Эта первозданная свежесть восприятия, живое любопытство, стремление открыть, пробудить и выдвинуть талант не умирали в нем никогда, даже после того как он был оторван от родной почвы и пересажен на почву чужую. В Голливуде, в руководимем им театральном училище, он сразу же с юношеским рвением стал проявлять этот свой дар, эту страсть и был поражен обилием актерских дарований в Соединенных Штатах. Как–то в разговоре он заметил, что объясняется это, по–видимому, тем же, что и в Австрии, а именно: большим смешением рас.

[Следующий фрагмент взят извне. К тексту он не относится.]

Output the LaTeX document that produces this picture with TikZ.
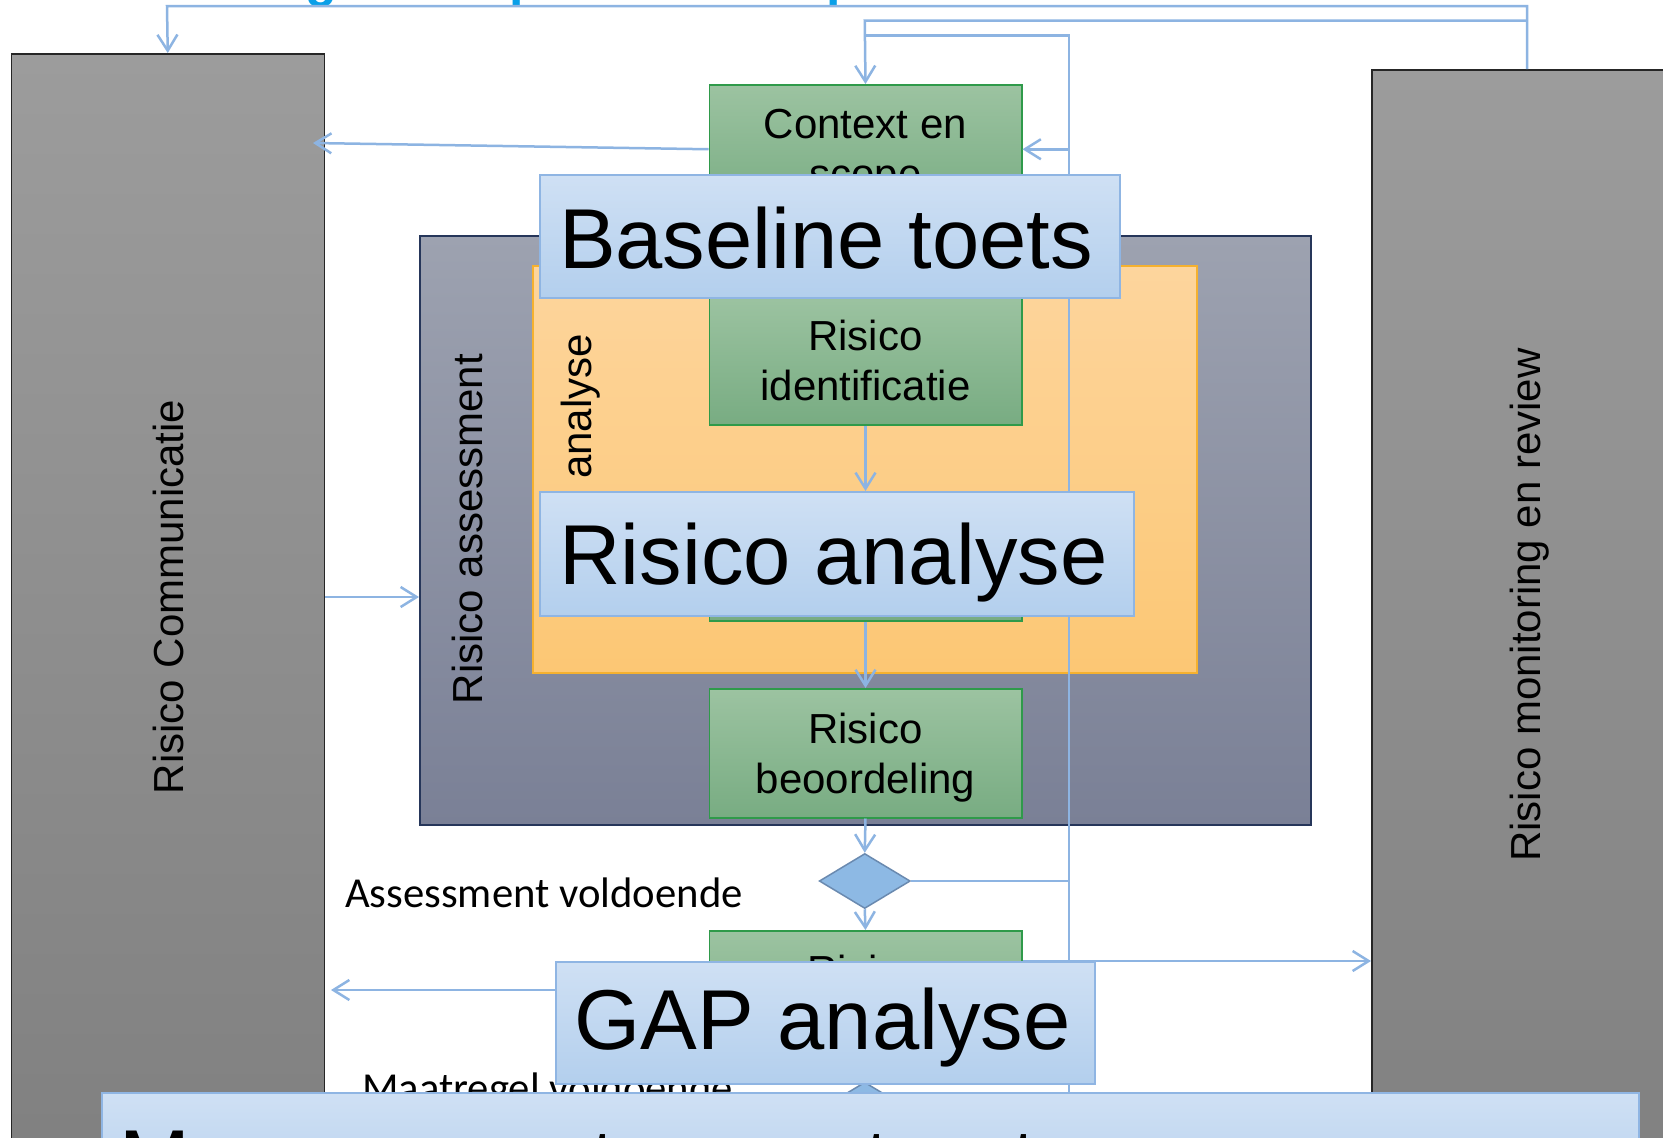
\documentclass[tikz,border=0pt]{standalone}
\usepackage{fontspec}
\setmainfont{Liberation Sans}
\newfontfamily\calib{Carlito}
\usetikzlibrary{arrows.meta,shapes.geometric}
\definecolor{gtop}{HTML}{9C9C9C}
\definecolor{gbot}{HTML}{7E7E7E}
\definecolor{atop}{HTML}{9DA2B0}
\definecolor{abot}{HTML}{7A8096}
\definecolor{aline}{HTML}{26365A}
\definecolor{otop}{HTML}{FDD59D}
\definecolor{obot}{HTML}{FCC774}
\definecolor{oline}{HTML}{F5B12F}
\definecolor{grtop}{HTML}{9CC3A1}
\definecolor{grbot}{HTML}{78AC82}
\definecolor{grline}{HTML}{2F9A4A}
\definecolor{ctop}{HTML}{CFE0F4}
\definecolor{cbot}{HTML}{B3CFED}
\definecolor{cline}{HTML}{8FB5E3}
\definecolor{conc}{HTML}{8DB4E2}
\definecolor{diaf}{HTML}{8DB9E4}
\definecolor{dial}{HTML}{6A8AB0}
\definecolor{titleblue}{HTML}{0AA0E8}
\begin{document}
\begin{tikzpicture}[x=1pt,y=-1pt,
  graybox/.style={draw=black!85,line width=1.5pt,top color=gtop,bottom color=gbot,anchor=north west,inner sep=0pt},
  asmbox/.style={draw=aline,line width=1.5pt,top color=atop,bottom color=abot,anchor=north west,inner sep=0pt},
  orbox/.style={draw=oline,line width=1.5pt,top color=otop,bottom color=obot,anchor=north west,inner sep=0pt},
  grbox/.style={draw=grline,line width=1.5pt,top color=grtop,bottom color=grbot,anchor=north west,inner sep=0pt,
     minimum width=312.5,minimum height=129,align=center,text depth=0pt,font=\fontsize{42}{50}\selectfont},
  callout/.style={draw=cline,line width=2pt,top color=ctop,bottom color=cbot,anchor=north west,inner sep=0pt},
  bigtext/.style={font=\fontsize{85}{100}\selectfont,inner sep=0pt,anchor=base},
  sidetext/.style={font=\fontsize{42}{50}\selectfont,rotate=90,inner sep=0pt},
  caltext/.style={font=\calib\fontsize{42.7}{50}\selectfont,inner sep=0pt,anchor=base west},
  conn/.style={draw=conc,line width=2.5pt},
  arr/.style={conn,-{Straight Barb[length=16pt,width=20pt]}},
  dec/.style={draw=dial,line width=1.5pt,fill=diaf,diamond,shape aspect=1.65,minimum width=91,minimum height=55,inner sep=0pt}
]
\useasboundingbox (0,0) rectangle (1663,1138);
\fill[white] (0,0) rectangle (1663,1138);

% title fragments (cut off at the top edge)
\node[font=\bfseries\fontsize{52}{60}\selectfont,text=titleblue,inner sep=0pt,anchor=base west] (tg) at (305,-3.5) {g};
\node[font=\bfseries\fontsize{52}{60}\selectfont,text=titleblue,inner sep=0pt,anchor=base west] (tp1) at (509,-3.5) {p};
\node[font=\bfseries\fontsize{52}{60}\selectfont,text=titleblue,inner sep=0pt,anchor=base west] (tp2) at (826,-3.5) {p};

% side boxes
\node[graybox,minimum width=313,minimum height=1200] (lbox) at (10.5,53) {};
\node[graybox,minimum width=400,minimum height=1200] (rbox) at (1371,69) {};
\node[sidetext] (llabel) at (168,597) {Risico Communicatie};
\node[sidetext] (rlabel) at (1530,605) {Risico monitoring en review};

% assessment and analysis frames
\node[asmbox,minimum width=891,minimum height=589] (asm) at (419,235) {};
\node[sidetext] (asmlabel) at (467,529) {Risico assessment};
\node[orbox,minimum width=664,minimum height=407] (orng) at (532,265) {};
\node[sidetext] (orlabel) at (581,469.5) {Risico analyse};

% process steps
\node[grbox] (ctx) at (708.5,84) {Context en\\scope};
\node[grbox] (ident) at (708.5,295) {Risico\\identificatie};
\node[grbox] (anal) at (708.5,491) {};
\node[grbox] (beoord) at (708.5,688) {Risico\\beoordeling};
\node[grbox] (behand) at (708.5,930) {};
\node[font=\fontsize{42}{50}\selectfont,inner sep=0pt,anchor=base] (behandtxt) at (864.75,985) {Risico};

\node[dec] (dia1) at (864.75,881) {};
\node[dec] (dia2) at (864.75,1109.6) {};
\node[caltext] (asv) at (345,907) {Assessment voldoende};
\node[caltext] (mtv) at (362,1102) {Maatregel voldoende};

% connector coordinates
\coordinate (rtop) at (1527,69);
\coordinate (t2) at (167,6);
\coordinate (j1) at (1527,20.7);
\coordinate (j2) at (864.75,20.7);
\coordinate (vb) at (1069,1240);
\coordinate (vt) at (1069,35.7);
\coordinate (vj) at (864.75,35.7);
\coordinate (lend) at (313,143);
\coordinate (y597) at (0,597);
\coordinate (y961) at (0,961);
\coordinate (y990) at (0,990);
\coordinate (lend2) at (331,990);

% connectors
\draw[arr] (rtop) -- (rtop |- t2) -- (t2) -- (lbox.north);
\draw[arr] (j1) -- (j2) -- (ctx.north);
\draw[conn] (vb) -- (vt) -- (vj);
\draw[arr] (ctx.east -| vb) -- (ctx.east);
\draw[arr] (ctx.west) -- (lend);
\draw[arr] (lbox.east |- y597) -- (asm.west |- y597);
\draw[arr] (ident.south) -- (anal.north);
\draw[arr] (anal.south) -- (beoord.north);
\draw[arr] (beoord.south) -- (dia1.north);
\draw[conn] (dia1.east) -- (dia1.east -| vb);
\draw[arr] (dia1.south) -- (behand.north);
\draw[arr] (behand.east |- y961) -- (rbox.west |- y961);
\draw[arr] (behand.west |- y990) -- (lend2);
\draw[arr] (behand.south) -- (dia2.north);

% callouts
\node[callout,minimum width=580,minimum height=123] (cbase) at (539,174) {};
\node[bigtext] (tbase) at (826,268) {Baseline toets};
\node[callout,minimum width=594,minimum height=124] (cra) at (539,491) {};
\node[bigtext] (tra) at (833.5,584) {Risico analyse};
\node[callout,minimum width=538.5,minimum height=122] (cgap) at (555,961) {};
\node[bigtext] (tgap) at (822.5,1049) {GAP analyse};
\node[callout,minimum width=1537,minimum height=124] (cman) at (100.7,1092) {};
\node[bigtext,anchor=base west] (tman) at (119,1189) {Management accepteert};
\end{tikzpicture}
\end{document}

Я мог бы сказать еще о многом. Все выси и глубины, свойственные созданию рук человеческих, называемому театром, раскрываются перед нами, когда мы говорим о великом мастере, ушедшем от нас; перед нами, во всей своей многогранности, предстает проблема артистичности, в которой, по существу, сходятся начала и концы всякого художничества вообще. Однако я говорил слишком долго. Пусть теперь выступят актеры, его питомцы. Мне же теперь остается только засвидетельствовать, что прекрасное творчество Рейнгардта обогатило и украсило мою жизнь, как и жизнь миллионов других людей. Имя Рейнгардта навсегда останется для меня родным и близким, как и для всех, кто на себе испытал мощь его таланта. С его именем связано искусство чародейнообольстительное, играющее всеми красками, полное тонкой ворожбы, ритма, мелодичности и мечты. Его имя всегда будет вызывать в нас восторженный трепет и прекрасные воспоминания, всегда будет окружено ореолом немеркнущей славы.